Founded in 1909, The New York Amsterdam News is America’s most influential continuously published Black newspaper, serving the nation’s largest Black and brown community – one of only fifty Black newspapers in the country at its founding.

This fellowship is designed for an early to mid career journalist who has reporting experience but is looking to deepen their practice by working on a longform investigative project. Our fellow may explore data journalism and visualization as well as public records and community-based reporting.

The fellowship will last up to three months and includes a stipend of $10,000.

To Apply

To apply, please submit PDFs of the following documents: a thoughtful cover letter, 2-3 previously published stories (links are acceptable), a resume and a project proposal no longer than two pages detailing your story idea to blacklight@amsterdamnews.com with Fellowship in the subject line. Incomplete applications will not be considered.

The deadline to apply is Friday, February 17th, 2023 at 5pm EST.

While we will determine an exact fellowship start date in consultation with the successful applicant, we expect the fellowship to begin no later than May 2023.

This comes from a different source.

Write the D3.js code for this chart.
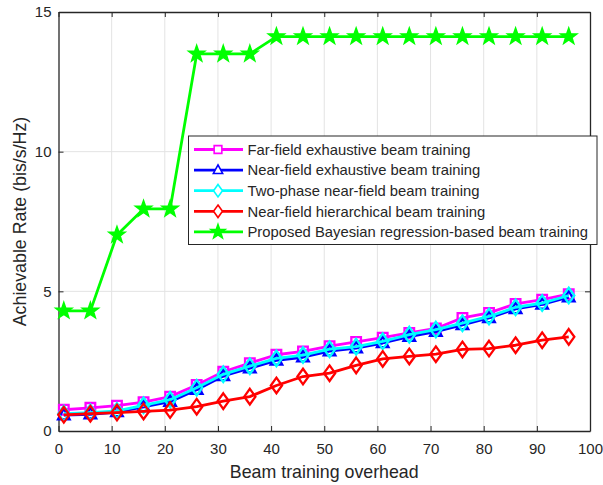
<!DOCTYPE html>
<html><head><meta charset="utf-8">
<script src="https://cdn.jsdelivr.net/npm/d3@7"></script>
<style>body{margin:0;background:#fff}svg{display:block}text{font-family:"Liberation Sans",Arial,sans-serif;fill:#262626}</style>
</head><body><svg id="c" width="603" height="485"></svg>
<script>
const overhead = [1,6,11,16,21,26,31,36,41,46,51,56,61,66,71,76,81,86,91,96];
const farExhaustive = [0.76,0.83,0.91,1.03,1.23,1.65,2.12,2.43,2.73,2.85,3.04,3.19,3.34,3.51,3.67,4.05,4.23,4.55,4.70,4.90];
const nearExhaustive = [0.57,0.60,0.68,0.86,1.05,1.48,1.97,2.25,2.53,2.64,2.86,2.97,3.15,3.38,3.56,3.80,4.05,4.37,4.53,4.79];
const twoPhase = [0.62,0.66,0.72,0.92,1.12,1.55,2.03,2.32,2.60,2.72,2.93,3.02,3.21,3.45,3.63,3.86,4.10,4.43,4.58,4.85];
const hierarchical = [0.58,0.62,0.66,0.70,0.75,0.87,1.07,1.23,1.63,1.95,2.07,2.35,2.58,2.67,2.75,2.92,2.95,3.07,3.25,3.37];
const bayesian = [4.3,4.3,7.02,7.95,7.95,13.5,13.5,13.5,14.12,14.12,14.12,14.12,14.12,14.12,14.12,14.12,14.12,14.12,14.12,14.12];
const seriesNames = ["Far-field exhaustive beam training","Near-field exhaustive beam training","Two-phase near-field beam training","Near-field hierarchical beam training","Proposed Bayesian regression-based beam training"];
const xTicks = [0,10,20,30,40,50,60,70,80,90,100];
const yTicks = [0,5,10,15];
const xLabel = "Beam training overhead";
const yLabel = "Achievable Rate (bis/s/Hz)";

const series = [
  {name:seriesNames[0], values:farExhaustive, color:"#ff00ff", marker:"square"},
  {name:seriesNames[1], values:nearExhaustive, color:"#0000ff", marker:"triangle"},
  {name:seriesNames[2], values:twoPhase, color:"#00ffff", marker:"diamond"},
  {name:seriesNames[3], values:hierarchical, color:"#ff0000", marker:"diamond"},
  {name:seriesNames[4], values:bayesian, color:"#00ff00", marker:"star"}
];

const L=58.5, R=590, T=12, B=431;
const x = d3.scaleLinear().domain([0,100]).range([L,R]);
const y = d3.scaleLinear().domain([0,15]).range([B,T]);
const svg = d3.select("#c");
const axisColor="#262626";

// grid
const g = svg.append("g");
g.selectAll(".gx").data(xTicks.slice(1,-1)).join("line")
  .attr("x1",d=>x(d)).attr("x2",d=>x(d)).attr("y1",T).attr("y2",B)
  .attr("stroke","#e3e3e3").attr("stroke-width",1);
g.selectAll(".gy").data(yTicks.slice(1,-1)).join("line")
  .attr("y1",d=>y(d)).attr("y2",d=>y(d)).attr("x1",L).attr("x2",R)
  .attr("stroke","#e3e3e3").attr("stroke-width",1);

// axes
const xa = svg.append("g").attr("transform",`translate(0,${B})`)
  .call(d3.axisBottom(x).tickValues(xTicks).tickSizeInner(-5).tickSizeOuter(0).tickPadding(12.5));
const xt = svg.append("g").attr("transform",`translate(0,${T})`)
  .call(d3.axisTop(x).tickValues(xTicks).tickSizeInner(-5).tickSizeOuter(0).tickFormat(""));
const ya = svg.append("g").attr("transform",`translate(${L},0)`)
  .call(d3.axisLeft(y).tickValues(yTicks).tickSizeInner(-5).tickSizeOuter(0).tickPadding(7));
const yr = svg.append("g").attr("transform",`translate(${R},0)`)
  .call(d3.axisRight(y).tickValues(yTicks).tickSizeInner(-5).tickSizeOuter(0).tickFormat(""));
[xa,xt,ya,yr].forEach(a=>{
  a.select(".domain").attr("stroke",axisColor).attr("stroke-width",1.3);
  a.selectAll(".tick line").attr("stroke",axisColor).attr("stroke-width",1);
  a.selectAll("text").attr("font-size",15).attr("fill",axisColor).attr("font-family","Liberation Sans, Arial, sans-serif");
});

svg.append("text").attr("x",(L+R)/2).attr("y",477.5).attr("text-anchor","middle")
  .attr("font-size",17.8).text(xLabel);
svg.append("text").attr("transform",`translate(25.5,${(T+B)/2}) rotate(-90)`).attr("text-anchor","middle")
  .attr("font-size",17.8).text(yLabel);

function starPath(ro){
  const ri = ro*0.4; let p="";
  for(let k=0;k<10;k++){
    const r = k%2?ri:ro, a = -Math.PI/2 + k*Math.PI/5;
    p += (k?"L":"M")+(r*Math.cos(a)).toFixed(2)+","+(r*Math.sin(a)).toFixed(2);
  }
  return p+"Z";
}
function markerPath(type){
  if(type==="square") return "M-4.8,-4.8H4.8V4.8H-4.8Z";
  if(type==="triangle") return "M0,-6.5L5.8,4.2L-5.8,4.2Z";
  if(type==="diamond") return "M0,-7.8L5.6,0L0,7.8L-5.6,0Z";
  if(type==="star") return starPath(8.5);
}

const line = d3.line().x((d,i)=>x(overhead[i])).y(d=>y(d));
series.forEach(s=>{
  const sg = svg.append("g");
  sg.append("path").attr("d",line(s.values)).attr("fill","none").attr("stroke",s.color).attr("stroke-width",2.8).attr("stroke-linejoin","round");
  sg.selectAll("path.m").data(s.values).join("path").attr("class","m")
    .attr("transform",(d,i)=>`translate(${x(overhead[i])},${y(d)})`)
    .attr("d",markerPath(s.marker))
    .attr("fill",s.marker==="star"?s.color:"none").attr("stroke",s.color).attr("stroke-width",s.marker==="star"?1.5:2.3).attr("stroke-linejoin","miter");
});

// legend
const lg = svg.append("g");
lg.append("rect").attr("x",188.5).attr("y",136).attr("width",408.5).attr("height",108.5)
  .attr("fill","#fff").attr("stroke",axisColor).attr("stroke-width",1);
series.forEach((s,i)=>{
  const yy = 149.5 + i*20.6;
  lg.append("line").attr("x1",194).attr("x2",243).attr("y1",yy).attr("y2",yy).attr("stroke",s.color).attr("stroke-width",2.8);
  lg.append("path").attr("d",s.marker==="star"?starPath(7.5):markerPath(s.marker)).attr("transform",`translate(218,${yy}) scale(${s.marker==="star"?1:0.8})`)
    .attr("fill",s.marker==="star"?s.color:"#fff").attr("stroke",s.color).attr("stroke-width",s.marker==="star"?1.5:2);
  lg.append("text").attr("x",247.5).attr("y",yy+5.2).attr("font-size",14.8).text(s.name);
});
</script></body></html>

The ideal proposal will be for a series of articles and/or multimedia stories which explores an aspect of gun violence, its root causes and/or impact on Black and brown communities as well as solutions. We are especially interested in proposals that explore the idea of gun violence as a public health issue. While the Amsterdam News is based in New York, we will accept proposals that tackle this topic anywhere in the United States. Fellows should already based in the location they plan on reporting from as no additional travel funds are available. Applicants who have already done some pre reporting will have a distinct advantage.

In your proposal please answer the following questions:

What is the story about? Who is being impacted? Are there solutions to the challenges that you are writing about?

Has anyone else covered this story? If so, how is your proposal different or deeper than what has already been reported?

Who are the main subjects/sources/communities that you will be interviewing/profiling?